Publié le 22/10/2020 à 12h01 I Mis à jour le 22/10/2020 à 20h31
Olivier de Germay, 60 ans, nouvel archevêque de Lyon. • STÉPHANE OUZOUNOFF/CIRIC
Avec Olivier de Germay, jusqu’à présent évêque d’Ajaccio, en Corse, le pape a choisi pour Lyon, diocèse réputé complexe à gouverner, un habitué des terrains difficiles. En effet, la capitale des Gaules n’est pas n’importe quelle terre. Lyon, c’est un état d’esprit, le fameux « esprit lyonnais », mélange d’autonomie, de défiance à l’égard des grosses structures et d’antijacobinisme – d’antiparisianisme, affirment certains –, entretenu par les vieilles familles, les réseaux et les sous-entendus. Un patchwork de territoires qui vont de l’hyper-urbain à l’hyper-rural, en passant par les banlieues élégantes et celles considérées comme difficiles.
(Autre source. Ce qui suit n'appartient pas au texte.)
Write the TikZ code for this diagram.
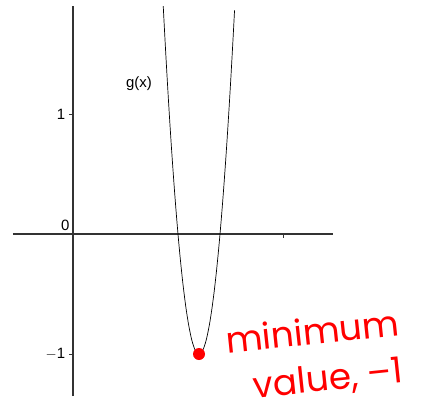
\documentclass[tikz,border=0pt]{standalone}
\usepackage{fontspec}
\setmainfont{Liberation Sans}
\newfontfamily\handfont{Poppins}
\usetikzlibrary{arrows.meta}

\begin{document}
\begin{tikzpicture}[x=210bp, y=120bp, semithick]
  \useasboundingbox (-0.3476,-1.375) rectangle (1.7,1.95);

  % axes
  \draw[black!80, line width=1.2bp] (-0.2857,0) -- (1.238,0);
  \draw[black!80, line width=1.2bp] (0,-1.35) -- (0,1.9);
  \draw[black!80] (1,0) -- (1,-0.03);
  \foreach \i in {-1,1} \draw[black!80] (0,\i) -- (-0.02,\i);

  % tick labels
  \node[font=\fontsize{15}{18}\selectfont, left] (one) at (-0.02,1) {1};
  \node[font=\fontsize{15}{18}\selectfont, left] (mone) at (-0.02,-1) {$-$1};
  \node[font=\fontsize{15}{18}\selectfont, above left] (zero) at (0,0) {0};

  % g(x) = 100(x-0.6)^2 - 1
  \draw[black, line width=0.7bp, domain=0.4297:0.7703, samples=120] plot (\x, {100*(\x-0.6)^2-1});
  \node[font=\fontsize{15}{18}\selectfont] (glabel) at (0.314,1.255) {g(x)};

  % minimum point
  \coordinate (M) at (0.6,-1);
  \fill[red] (M) circle (6bp);
  \node[red, font=\handfont\fontsize{36}{36}\selectfont, rotate=6, inner sep=0pt] (minlabel) at (1.14,-0.81) {minimum};
  \node[red, font=\handfont\fontsize{36}{36}\selectfont, rotate=6, inner sep=0pt] (vallabel) at (1.215,-1.215) {value, –1};
\end{tikzpicture}
\end{document}
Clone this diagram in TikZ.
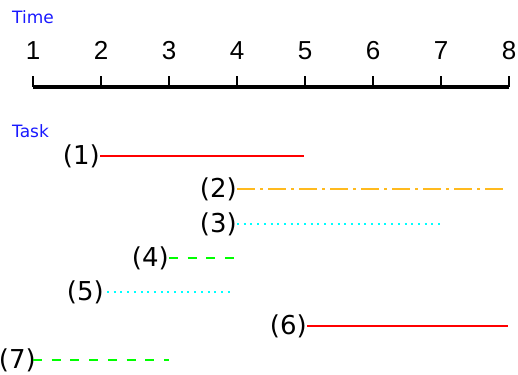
\documentclass[tikz,border=0pt]{standalone}
\usepackage{fontspec}
\setmainfont{DejaVu Sans}
\newfontfamily\axisfont{Liberation Sans}
\definecolor{taskred}{RGB}{255,0,0}
\definecolor{taskorange}{RGB}{255,186,30}
\definecolor{taskcyan}{RGB}{0,255,255}
\definecolor{taskgreen}{RGB}{0,255,0}
\definecolor{headblue}{RGB}{25,25,255}
\begin{document}
\begin{tikzpicture}[x=1pt,y=-1pt,
  head/.style={text=headblue,font=\fontsize{17}{19}\selectfont,anchor=base west,inner sep=0pt},
  num/.style={font=\axisfont\fontsize{26}{29}\selectfont,anchor=base,inner sep=0pt},
  tasklabel/.style={font=\fontsize{26}{29}\selectfont,anchor=east,inner sep=0pt},
  axisline/.style={line width=3.5pt},
  tickline/.style={line width=2pt},
  solidbar/.style={taskred,line width=2.8pt},
  dashdotbar/.style={taskorange,line width=2.8pt,dash pattern=on 18pt off 5pt on 3pt off 5pt},
  dotbar/.style={taskcyan,line width=2.8pt,dash pattern=on 2pt off 4.7pt},
  dashbar/.style={taskgreen,line width=2.8pt,dash pattern=on 9pt off 9.7pt}]
\useasboundingbox (0,0) rectangle (518,374);
% headings
\node[head] (time) at (12,24) {Time};
\node[head] (task) at (12,137) {Task};
% axis
\coordinate (a1) at (33,87);
\coordinate (a8) at (509,87);
\draw[axisline] (a1) -- (a8);
\foreach \i in {1,...,8}{
  \coordinate (t\i) at ({33+68*(\i-1)},87);
  \coordinate (u\i) at ({33+68*(\i-1)},76);
  \draw[tickline] (t\i) -- (u\i);
  \node[num] (n\i) at ({33+68*(\i-1)},60) {\i};
}
% tasks
\node[tasklabel] (l1) at (100,156) {(1)};
\coordinate (e1) at (304,156);
\draw[solidbar] (l1.east) -- (e1);

\node[tasklabel] (l2) at (237,189) {(2)};
\coordinate (e2) at (506,189);
\draw[dashdotbar] (l2.east) -- (e2);

\node[tasklabel] (l3) at (237,224) {(3)};
\coordinate (e3) at (441,224);
\draw[dotbar] (l3.east) -- (e3);

\node[tasklabel] (l4) at (169,258) {(4)};
\coordinate (e4) at (237,258);
\draw[dashbar] (l4.east) -- (e4);

\node[tasklabel] (l5) at (104,292) {(5)};
\coordinate (s5) at (107,292);
\coordinate (e5) at (234,292);
\draw[dotbar] (s5) -- (e5);

\node[tasklabel] (l6) at (307,326) {(6)};
\coordinate (e6) at (508,326);
\draw[solidbar] (l6.east) -- (e6);

\node[tasklabel] (l7) at (36,360) {(7)};
\coordinate (s7) at (33,360);
\coordinate (e7) at (169,360);
\draw[dashbar] (s7) -- (e7);
\end{tikzpicture}
\end{document}
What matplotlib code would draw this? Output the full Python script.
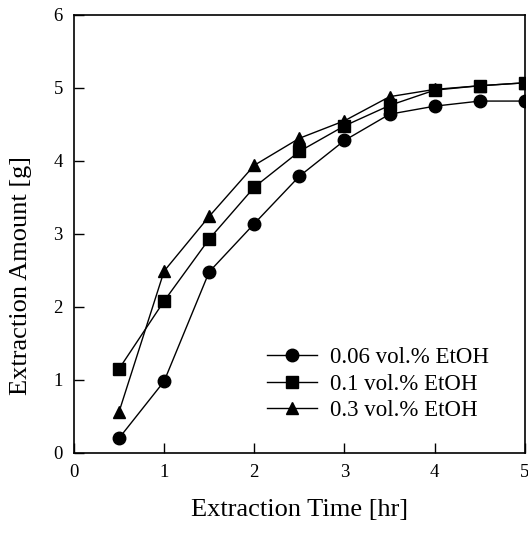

Le catholicisme social y est aussi solidement implanté que la bourgeoisie catholique, plus classique dans ses goûts liturgiques et ses formes, sans compter les jeunes pousses, cette génération Laudato si’ qui bouscule les étiquettes. Lyon c’est aussi un presbyterium connu pour être difficile, composé de fortes têtes et de sensibilités composites : la soutane y côtoie le pull en tricot. Enfin, qui y entre archevêque en sort généralement cardinal.
L’homme de la situation
Mais cette nomination est un bouleversement à double titre. Parce que, disons-le tout net, le nom d’Olivier de Germay ne ressortait pas en tête des pronostics qui allaient bon train depuis quelques mois. Mais aussi parce qu’elle vient clore une séquence particulièrement traumatisante. Faut-il le rappeler ? La candidature d’Anne Soupa, catholique féministe, à l’archevêché de Lyon, en mai dernier, prenait en partie sa source dans la « perte de légitimité du corps épiscopal », pour citer ses mots ; les plaies de l’affaire Preynat sont à vif, les séquelles du procès Barbarin – qui a vu s’opposer défenseurs et détracteurs du cardinal – bien présentes, même si l’intérim assuré par Michel Dubost a pu apaiser bien des tensions.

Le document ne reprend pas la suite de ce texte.